Maria Silvia è un’insegnante della “Gramsci”, che con Enza ed altre colleghe si è impegnata a fondo per il progetto: «Il calcio, a certi livelli, è spesso purtroppo associato a fatti e comportamenti non “educativi”; ma questo progetto che fa del calcio uno strumento di scambio, di amicizia, di solidarietà mi ha da subito stuzzicato curiosità ed interesse. Ha saputo coinvolgere scuole ed insegnanti sul loro terreno: le lezioni delle varie materie sono diventate occasioni per conoscere in maniera approfondita storia, tradizioni, ricchezze e problemi delle nazioni gemellate. La settimana di accoglienza ha creato una rete ideale e concreta fra le scuole delle province di Firenze e Siena che vi hanno aderito, le istituzioni e gli operatori dell’Inter».
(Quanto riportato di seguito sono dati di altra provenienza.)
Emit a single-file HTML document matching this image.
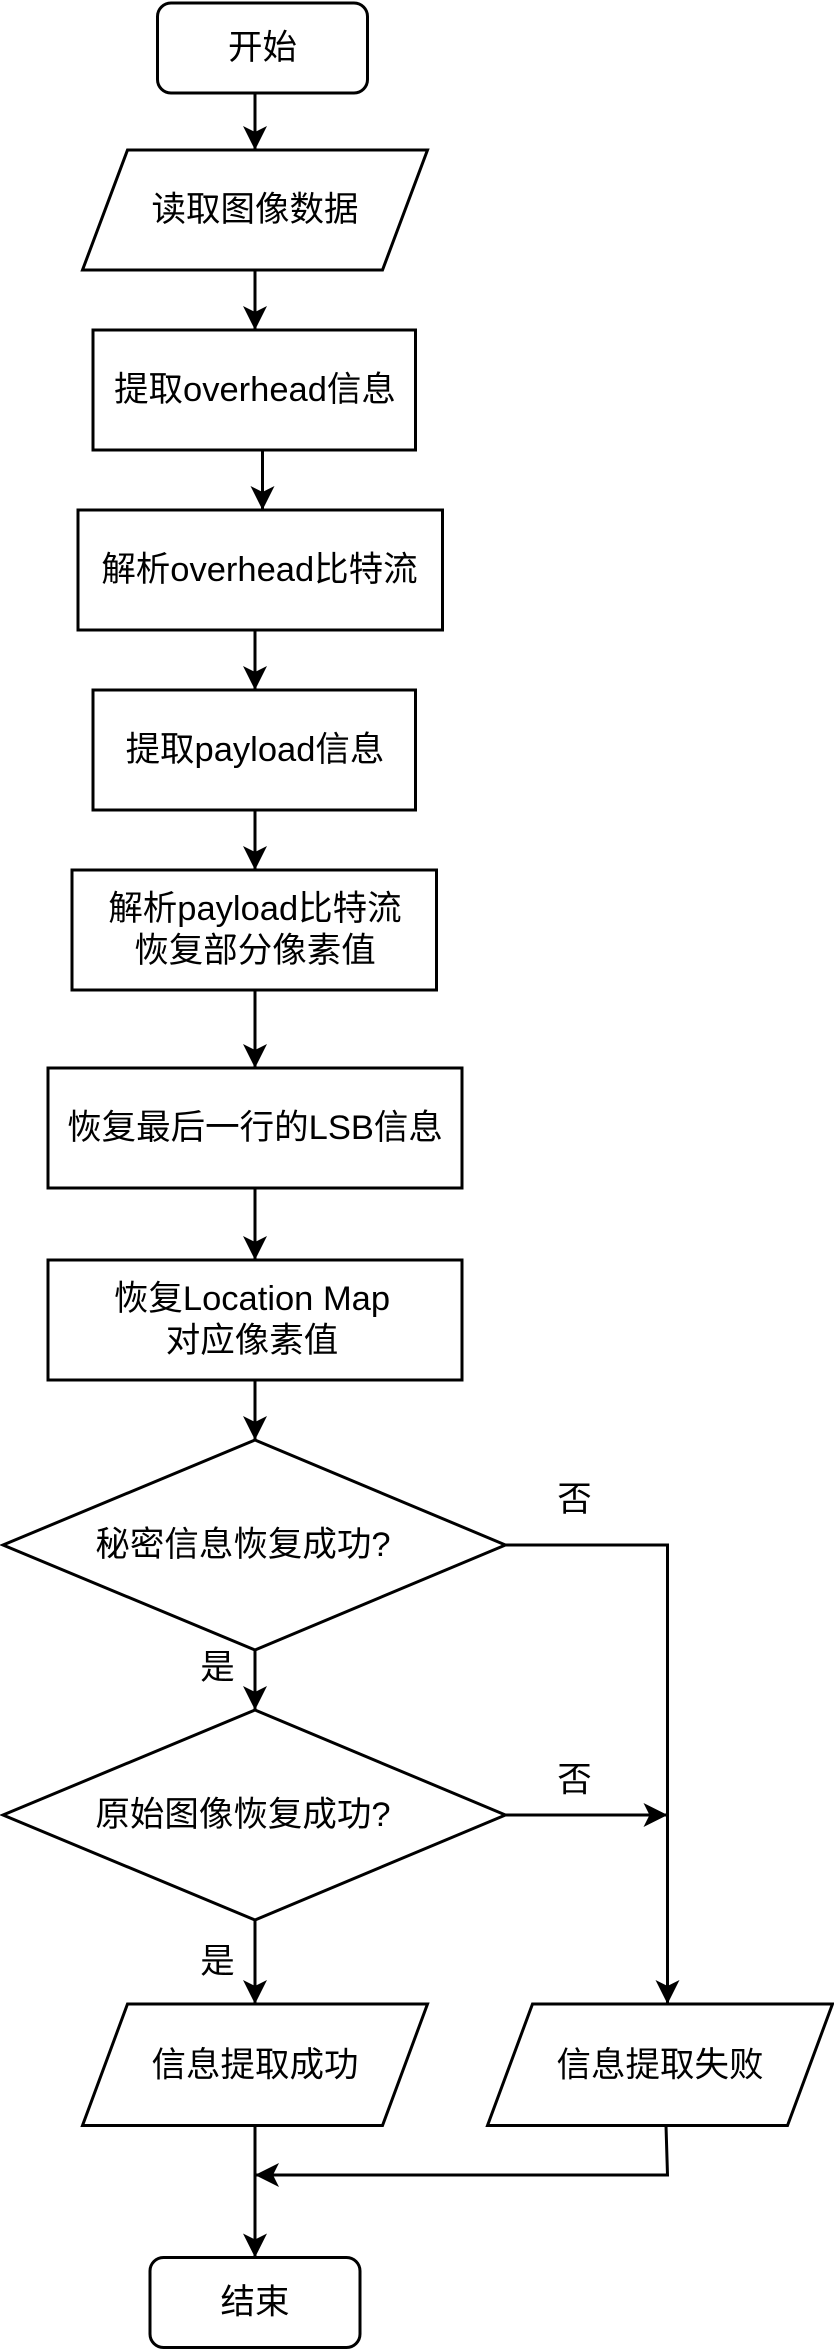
<!DOCTYPE html>
<html><head><meta charset="utf-8"><style>
html,body{margin:0;padding:0;background:#fff;}
svg{display:block;}
text{font-family:"Liberation Sans","Noto Sans CJK SC",sans-serif;font-size:23px;fill:#000;text-anchor:middle;dominant-baseline:central;}
</style></head><body>
<svg width="834" height="2352" viewBox="0 0 556 1568" xmlns="http://www.w3.org/2000/svg">
<defs>
<marker id="b" markerWidth="18" markerHeight="18" refX="16" refY="8" orient="auto" markerUnits="userSpaceOnUse">
<path d="M0,0 L16,8 L0,16 L4,8 Z" fill="#000"/></marker></defs>
<g fill="#fff" stroke="#000" stroke-width="2">
<rect x="105" y="2" width="140" height="60" rx="9"/>
<polygon points="85,100 285,100 255,180 55,180"/>
<rect x="62" y="220" width="215" height="80"/>
<rect x="52" y="340" width="243" height="80"/>
<rect x="62" y="460" width="215" height="80"/>
<rect x="48" y="580" width="243" height="80"/>
<rect x="32" y="712" width="276" height="80"/>
<rect x="32" y="840" width="276" height="80"/>
<polygon points="2,1030 170,960 337,1030 170,1100"/>
<polygon points="2,1210 170,1140 337,1210 170,1280"/>
<polygon points="85,1336 285,1336 255,1417 55,1417"/>
<polygon points="355,1336 555,1336 525,1417 325,1417"/>
<rect x="100" y="1505" width="140" height="60" rx="9"/>
</g>
<g stroke="#000" stroke-width="2" fill="none" marker-end="url(#b)">
<line x1="170" y1="62" x2="170" y2="100"/>
<line x1="170" y1="180" x2="170" y2="220"/>
<line x1="175" y1="300" x2="175" y2="340"/>
<line x1="170" y1="420" x2="170" y2="460"/>
<line x1="170" y1="540" x2="170" y2="580"/>
<line x1="170" y1="660" x2="170" y2="712"/>
<line x1="170" y1="792" x2="170" y2="840"/>
<line x1="170" y1="920" x2="170" y2="960"/>
<polyline points="337,1030 445,1030 445,1336"/>
<line x1="170" y1="1100" x2="170" y2="1140"/>
<line x1="337" y1="1210" x2="445" y2="1210"/>
<line x1="170" y1="1280" x2="170" y2="1336"/>
<polyline points="444,1417 445,1450 170,1450"/>
<line x1="170" y1="1417" x2="170" y2="1505"/>
</g>
<text x="175" y="32">开始</text>
<text x="170" y="140">读取图像数据</text>
<text x="170" y="260">提取overhead信息</text>
<text x="173" y="380">解析overhead比特流</text>
<text x="170" y="500">提取payload信息</text>
<text x="170" y="606">解析payload比特流</text>
<text x="170" y="634">恢复部分像素值</text>
<text x="170" y="752">恢复最后一行的LSB信息</text>
<text x="168" y="866">恢复Location Map</text>
<text x="168" y="894">对应像素值</text>
<text x="162" y="1030">秘密信息恢复成功?</text>
<text x="162" y="1210">原始图像恢复成功?</text>
<text x="383" y="1000">否</text>
<text x="383" y="1187">否</text>
<text x="145" y="1112">是</text>
<text x="145" y="1308">是</text>
<text x="170" y="1377">信息提取成功</text>
<text x="440" y="1377">信息提取失败</text>
<text x="170" y="1535">结束</text>
</svg>
</body></html>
Le fanno eco i ragazzi della scuola con le loro entusiastiche impressioni: «Fantastico poter giocare a calcio senza premi e…  poter giocare nel campo della Nazionale!». «La cosa più bella è stata conoscere altri ragazzi e altre culture: studiarle sui libri è un’altra cosa… ci vorrebbero più occasioni come questa». «È stato commovente poterci scambiare regali piccoli, ma significativi: loro i loro oggettini tipici, le loro bandiere e noi ciò che abbiamo messo insieme pensando alle loro necessità. Ci siamo scambiati i numeri di telefono per rimanere amici». «Il progetto Inter Campus ci ha fatto imparare che non tutti i bambini sono fortunati come noi e abbiamo conosciuto le tradizioni e le lingue degli altri. Mi ricorderò che bisogna pensare agli altri e aiutare le persone bisognose».